Among the lines of the listing below, retype exactly those from the one containing "Write the seaborn" through the one containing "INK = '#262626'", both included. Do not include pictures.
########
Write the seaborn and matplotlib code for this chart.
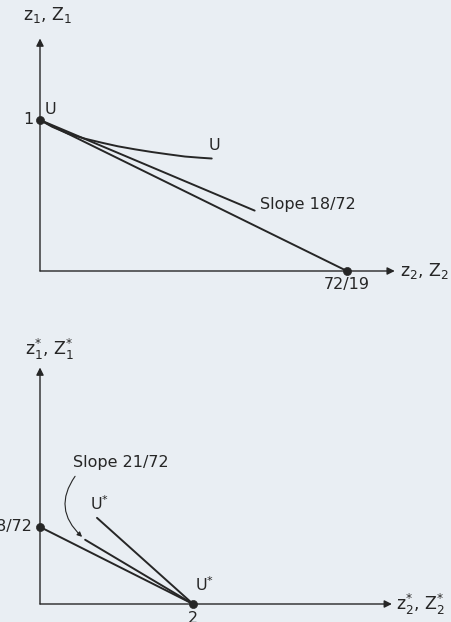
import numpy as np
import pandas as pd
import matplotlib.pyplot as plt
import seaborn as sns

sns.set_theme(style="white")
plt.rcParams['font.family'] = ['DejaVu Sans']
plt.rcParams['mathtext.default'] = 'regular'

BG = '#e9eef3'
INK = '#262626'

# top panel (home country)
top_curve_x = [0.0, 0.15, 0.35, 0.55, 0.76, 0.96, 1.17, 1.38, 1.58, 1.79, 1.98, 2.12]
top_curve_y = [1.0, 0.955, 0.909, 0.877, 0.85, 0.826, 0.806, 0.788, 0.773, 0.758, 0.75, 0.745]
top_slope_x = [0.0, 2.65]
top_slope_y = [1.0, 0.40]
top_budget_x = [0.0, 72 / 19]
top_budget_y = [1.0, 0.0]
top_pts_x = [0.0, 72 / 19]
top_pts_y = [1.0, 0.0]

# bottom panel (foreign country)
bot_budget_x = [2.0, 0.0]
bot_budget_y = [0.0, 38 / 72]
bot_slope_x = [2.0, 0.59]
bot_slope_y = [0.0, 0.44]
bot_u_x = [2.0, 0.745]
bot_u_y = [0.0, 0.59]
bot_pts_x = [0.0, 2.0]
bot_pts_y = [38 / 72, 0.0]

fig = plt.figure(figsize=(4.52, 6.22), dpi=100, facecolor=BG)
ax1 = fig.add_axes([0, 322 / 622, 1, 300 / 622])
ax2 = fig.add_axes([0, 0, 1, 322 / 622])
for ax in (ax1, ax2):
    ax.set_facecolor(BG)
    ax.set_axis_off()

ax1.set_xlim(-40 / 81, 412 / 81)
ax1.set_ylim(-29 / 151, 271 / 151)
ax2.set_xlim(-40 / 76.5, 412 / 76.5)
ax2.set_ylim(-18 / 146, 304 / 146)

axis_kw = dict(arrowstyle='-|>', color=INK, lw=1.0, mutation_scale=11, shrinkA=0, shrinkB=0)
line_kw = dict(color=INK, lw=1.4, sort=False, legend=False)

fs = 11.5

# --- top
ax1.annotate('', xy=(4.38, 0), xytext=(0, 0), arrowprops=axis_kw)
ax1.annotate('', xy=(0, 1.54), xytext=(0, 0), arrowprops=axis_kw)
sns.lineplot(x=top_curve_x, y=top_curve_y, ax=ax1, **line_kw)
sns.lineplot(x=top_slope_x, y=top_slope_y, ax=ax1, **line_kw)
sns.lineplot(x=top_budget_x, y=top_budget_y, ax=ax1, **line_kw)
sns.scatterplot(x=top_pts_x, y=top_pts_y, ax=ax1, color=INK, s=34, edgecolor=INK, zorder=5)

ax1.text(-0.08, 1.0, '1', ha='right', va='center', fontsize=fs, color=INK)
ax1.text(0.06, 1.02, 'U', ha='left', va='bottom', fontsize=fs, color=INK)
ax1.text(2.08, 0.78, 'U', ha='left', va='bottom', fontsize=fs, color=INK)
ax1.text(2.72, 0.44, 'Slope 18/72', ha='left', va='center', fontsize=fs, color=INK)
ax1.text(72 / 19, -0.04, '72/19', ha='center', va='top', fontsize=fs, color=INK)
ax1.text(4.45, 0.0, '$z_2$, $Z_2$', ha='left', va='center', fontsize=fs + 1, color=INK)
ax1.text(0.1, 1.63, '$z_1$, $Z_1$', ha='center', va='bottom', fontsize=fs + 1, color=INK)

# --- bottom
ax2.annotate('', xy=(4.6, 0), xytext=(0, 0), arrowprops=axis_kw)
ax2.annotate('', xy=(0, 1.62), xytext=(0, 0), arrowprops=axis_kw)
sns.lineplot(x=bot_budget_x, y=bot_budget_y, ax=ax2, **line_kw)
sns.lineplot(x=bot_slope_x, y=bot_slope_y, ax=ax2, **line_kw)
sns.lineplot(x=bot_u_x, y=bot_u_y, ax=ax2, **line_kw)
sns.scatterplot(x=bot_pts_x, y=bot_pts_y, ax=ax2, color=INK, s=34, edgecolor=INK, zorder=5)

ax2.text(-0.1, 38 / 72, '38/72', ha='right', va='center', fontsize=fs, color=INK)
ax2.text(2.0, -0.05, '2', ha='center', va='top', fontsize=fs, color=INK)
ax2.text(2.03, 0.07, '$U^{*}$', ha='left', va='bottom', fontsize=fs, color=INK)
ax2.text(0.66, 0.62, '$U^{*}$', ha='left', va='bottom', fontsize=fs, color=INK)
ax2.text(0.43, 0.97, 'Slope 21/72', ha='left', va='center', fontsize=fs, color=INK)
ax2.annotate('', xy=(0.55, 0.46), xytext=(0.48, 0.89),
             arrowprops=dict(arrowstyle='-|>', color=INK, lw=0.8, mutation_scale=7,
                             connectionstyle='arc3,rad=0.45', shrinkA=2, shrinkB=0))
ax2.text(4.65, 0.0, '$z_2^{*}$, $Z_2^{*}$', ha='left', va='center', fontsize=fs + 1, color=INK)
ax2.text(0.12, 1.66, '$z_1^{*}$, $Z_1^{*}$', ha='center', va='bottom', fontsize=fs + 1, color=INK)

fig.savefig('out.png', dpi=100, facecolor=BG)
########
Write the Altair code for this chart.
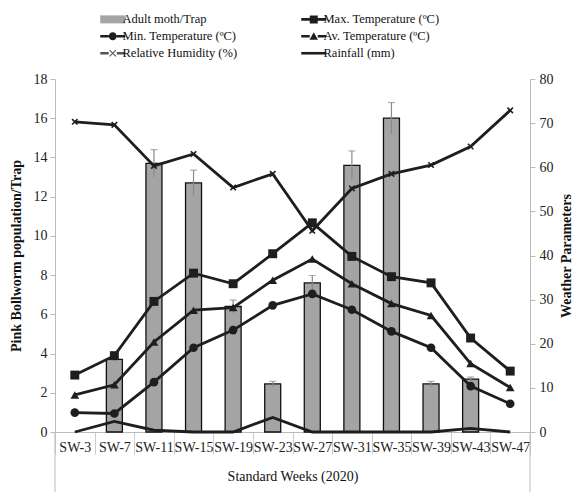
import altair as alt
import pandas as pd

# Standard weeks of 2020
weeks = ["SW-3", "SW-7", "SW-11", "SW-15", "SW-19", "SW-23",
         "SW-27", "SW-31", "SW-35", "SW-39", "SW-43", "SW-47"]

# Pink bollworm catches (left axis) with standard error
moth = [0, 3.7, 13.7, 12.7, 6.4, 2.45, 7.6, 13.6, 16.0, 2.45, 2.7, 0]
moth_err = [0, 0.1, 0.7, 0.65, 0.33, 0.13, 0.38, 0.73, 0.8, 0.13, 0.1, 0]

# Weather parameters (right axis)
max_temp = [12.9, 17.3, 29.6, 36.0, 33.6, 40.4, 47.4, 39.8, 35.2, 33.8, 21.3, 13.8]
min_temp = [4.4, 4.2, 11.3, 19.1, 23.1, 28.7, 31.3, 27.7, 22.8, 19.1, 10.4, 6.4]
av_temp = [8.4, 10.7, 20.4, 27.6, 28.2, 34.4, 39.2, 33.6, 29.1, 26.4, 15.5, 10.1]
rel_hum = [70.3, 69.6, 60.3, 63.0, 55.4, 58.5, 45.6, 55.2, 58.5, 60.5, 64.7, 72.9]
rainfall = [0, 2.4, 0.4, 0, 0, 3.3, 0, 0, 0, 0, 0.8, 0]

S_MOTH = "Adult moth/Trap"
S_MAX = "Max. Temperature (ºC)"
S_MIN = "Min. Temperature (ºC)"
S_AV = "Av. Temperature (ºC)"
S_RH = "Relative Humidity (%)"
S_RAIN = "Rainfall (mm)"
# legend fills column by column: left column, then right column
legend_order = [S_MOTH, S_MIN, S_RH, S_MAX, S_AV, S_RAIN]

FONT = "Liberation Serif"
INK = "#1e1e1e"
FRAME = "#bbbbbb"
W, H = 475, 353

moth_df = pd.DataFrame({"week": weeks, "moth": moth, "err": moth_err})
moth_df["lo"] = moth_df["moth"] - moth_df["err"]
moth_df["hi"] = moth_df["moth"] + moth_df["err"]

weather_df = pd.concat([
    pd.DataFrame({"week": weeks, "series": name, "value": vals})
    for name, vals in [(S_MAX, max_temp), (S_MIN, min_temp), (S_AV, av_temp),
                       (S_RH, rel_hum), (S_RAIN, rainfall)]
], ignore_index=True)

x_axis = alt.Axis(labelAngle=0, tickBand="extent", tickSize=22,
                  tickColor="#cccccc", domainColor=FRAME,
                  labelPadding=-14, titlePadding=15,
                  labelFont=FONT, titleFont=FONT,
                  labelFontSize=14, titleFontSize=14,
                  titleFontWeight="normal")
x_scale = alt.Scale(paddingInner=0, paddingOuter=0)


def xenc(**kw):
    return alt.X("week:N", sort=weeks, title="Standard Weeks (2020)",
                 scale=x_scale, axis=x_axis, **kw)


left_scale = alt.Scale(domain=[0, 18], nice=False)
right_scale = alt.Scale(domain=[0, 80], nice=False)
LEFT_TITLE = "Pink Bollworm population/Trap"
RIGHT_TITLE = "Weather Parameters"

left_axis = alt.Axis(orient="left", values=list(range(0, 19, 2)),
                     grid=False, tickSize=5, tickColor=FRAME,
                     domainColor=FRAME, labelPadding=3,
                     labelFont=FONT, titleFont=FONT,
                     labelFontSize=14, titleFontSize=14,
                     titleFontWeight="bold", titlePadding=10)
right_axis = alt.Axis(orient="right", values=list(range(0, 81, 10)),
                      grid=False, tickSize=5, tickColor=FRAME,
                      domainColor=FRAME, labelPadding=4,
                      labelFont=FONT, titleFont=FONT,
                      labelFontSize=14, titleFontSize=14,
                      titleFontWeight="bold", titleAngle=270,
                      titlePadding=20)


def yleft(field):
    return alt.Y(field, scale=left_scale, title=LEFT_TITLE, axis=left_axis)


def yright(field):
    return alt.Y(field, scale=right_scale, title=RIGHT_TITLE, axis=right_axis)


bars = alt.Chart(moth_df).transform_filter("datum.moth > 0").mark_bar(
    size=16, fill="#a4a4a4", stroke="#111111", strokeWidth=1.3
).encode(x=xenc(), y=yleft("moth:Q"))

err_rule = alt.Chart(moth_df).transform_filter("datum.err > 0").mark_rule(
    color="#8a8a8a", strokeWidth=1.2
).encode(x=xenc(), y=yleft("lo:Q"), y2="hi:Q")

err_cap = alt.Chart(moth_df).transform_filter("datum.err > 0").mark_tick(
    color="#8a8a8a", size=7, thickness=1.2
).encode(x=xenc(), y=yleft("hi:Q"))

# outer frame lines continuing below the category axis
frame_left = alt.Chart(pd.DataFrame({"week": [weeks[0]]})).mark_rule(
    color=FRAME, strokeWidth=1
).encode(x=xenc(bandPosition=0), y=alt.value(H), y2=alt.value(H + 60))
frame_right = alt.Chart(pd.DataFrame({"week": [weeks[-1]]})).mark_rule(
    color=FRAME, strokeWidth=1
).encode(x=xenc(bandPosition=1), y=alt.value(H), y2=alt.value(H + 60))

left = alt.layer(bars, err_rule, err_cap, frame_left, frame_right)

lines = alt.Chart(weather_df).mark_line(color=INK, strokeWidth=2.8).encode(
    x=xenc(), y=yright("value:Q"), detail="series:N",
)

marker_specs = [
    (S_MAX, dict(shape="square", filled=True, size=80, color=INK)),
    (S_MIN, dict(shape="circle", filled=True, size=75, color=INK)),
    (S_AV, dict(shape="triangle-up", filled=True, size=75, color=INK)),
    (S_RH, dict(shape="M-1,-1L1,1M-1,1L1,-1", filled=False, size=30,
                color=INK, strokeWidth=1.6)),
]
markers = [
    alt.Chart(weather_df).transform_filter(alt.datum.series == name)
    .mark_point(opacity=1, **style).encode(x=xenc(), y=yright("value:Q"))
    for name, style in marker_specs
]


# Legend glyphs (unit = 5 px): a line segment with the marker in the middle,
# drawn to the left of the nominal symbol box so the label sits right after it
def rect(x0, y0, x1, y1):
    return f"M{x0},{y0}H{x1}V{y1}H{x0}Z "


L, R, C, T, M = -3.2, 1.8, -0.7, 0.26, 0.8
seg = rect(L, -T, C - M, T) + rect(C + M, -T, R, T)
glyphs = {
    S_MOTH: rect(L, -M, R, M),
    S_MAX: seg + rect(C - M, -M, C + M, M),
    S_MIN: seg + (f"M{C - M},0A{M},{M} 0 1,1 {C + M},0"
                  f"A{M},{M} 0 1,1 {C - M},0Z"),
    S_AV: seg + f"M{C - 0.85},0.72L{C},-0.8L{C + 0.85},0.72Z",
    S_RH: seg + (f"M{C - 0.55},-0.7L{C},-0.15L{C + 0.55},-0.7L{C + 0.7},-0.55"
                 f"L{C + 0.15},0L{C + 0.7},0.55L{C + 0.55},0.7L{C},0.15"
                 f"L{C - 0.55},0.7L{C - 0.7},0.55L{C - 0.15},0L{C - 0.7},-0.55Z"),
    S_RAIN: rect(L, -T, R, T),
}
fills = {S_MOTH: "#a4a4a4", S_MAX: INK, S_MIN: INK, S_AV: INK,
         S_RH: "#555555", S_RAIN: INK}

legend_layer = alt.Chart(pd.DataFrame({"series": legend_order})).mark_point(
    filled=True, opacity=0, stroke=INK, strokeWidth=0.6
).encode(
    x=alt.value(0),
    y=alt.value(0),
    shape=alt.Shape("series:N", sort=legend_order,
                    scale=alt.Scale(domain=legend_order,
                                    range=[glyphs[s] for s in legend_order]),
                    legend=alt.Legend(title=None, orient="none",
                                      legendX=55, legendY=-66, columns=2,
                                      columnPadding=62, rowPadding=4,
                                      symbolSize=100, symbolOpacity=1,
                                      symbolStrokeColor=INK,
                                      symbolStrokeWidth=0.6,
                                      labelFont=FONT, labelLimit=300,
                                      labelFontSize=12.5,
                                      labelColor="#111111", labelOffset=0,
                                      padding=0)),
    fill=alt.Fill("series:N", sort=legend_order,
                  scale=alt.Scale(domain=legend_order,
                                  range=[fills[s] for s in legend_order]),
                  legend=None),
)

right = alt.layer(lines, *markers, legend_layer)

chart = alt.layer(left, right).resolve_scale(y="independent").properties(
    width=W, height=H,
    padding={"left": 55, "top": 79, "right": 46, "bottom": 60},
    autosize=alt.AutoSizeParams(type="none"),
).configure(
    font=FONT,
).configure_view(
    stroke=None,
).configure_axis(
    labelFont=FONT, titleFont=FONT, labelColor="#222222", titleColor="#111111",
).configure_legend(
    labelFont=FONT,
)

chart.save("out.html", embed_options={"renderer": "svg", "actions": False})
########
- **Result below**:
Write the seaborn and matplotlib code for this chart.
import numpy as np
import pandas as pd
import matplotlib.pyplot as plt
import seaborn as sns

sns.set_theme(style="white")
plt.rcParams['font.family'] = ['DejaVu Sans']
plt.rcParams['mathtext.default'] = 'regular'

BG = '#e9eef3'
INK = '#262626'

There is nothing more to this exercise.